Many churches give back to their student leaders by helping them learn rich practices of effective missional leadership. Faith Community UMC in Ohio describes their Youth Leadership Team as a place where young people can not only practice leadership, but will also explore what it means to be a Christian leader. Investing in time to explore biblical foundations is a great way to connect young leaders both to the historic narratives of the church and to how they might help the church continue it’s work today.

Launching Further Discernment

In all the examples above we’re seeing a pathway for ever-deepening discipleship through ministry leadership opportunities for young people. And it’s good to remember that these pathways don’t just stop at graduation from High School.

The UMYF Scholars program at Hendrix College provides $2,000 - $3,000 scholarships for new students who’ve exemplified leadership through United Methodist connectional ministries like conference councils on youth ministry. At Hendrix, these young people continue in leadership by serving as a core group for the college’s religious life programming. Chaplain J.J. Whitney is pleased to celebrate the 50% of this group who are regularly considering ordained ministry as a possible next step in their vocational calling.

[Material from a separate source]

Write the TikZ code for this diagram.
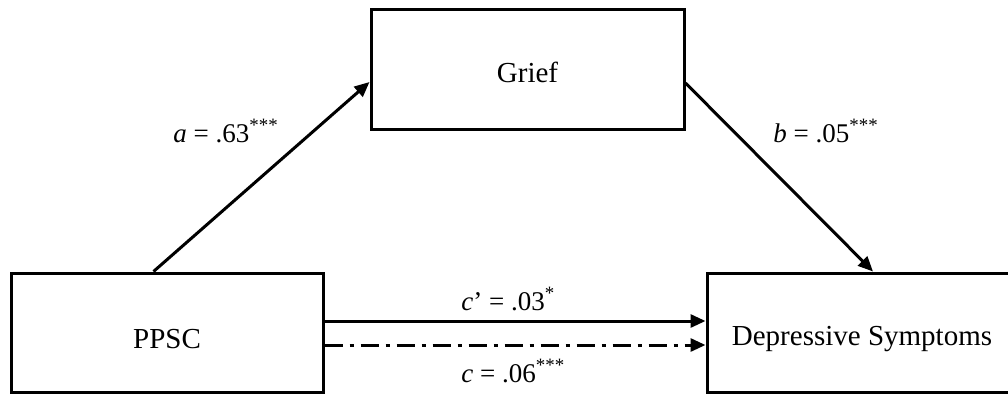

Hendrix’ program and others like it are one way that our church continues to engage young people as catalysts for ministry while providing discernment opportunities for them. Along with the various youth leadership academies, the summer mission and ministry internships and the formal processes of clergy candidacy, we see a direct line between local church leadership and life-long ministries of leadership for young people.

Thanks to all those churches who discern, design and deploy opportunities for you young people to lead. These are the methods by which many youth and young adults will feel a sense of belonging to the church. And, they are the lens through which the church will remember that the ministry of Jesus belongs to those who come forward with the exuberance and creativity of young people.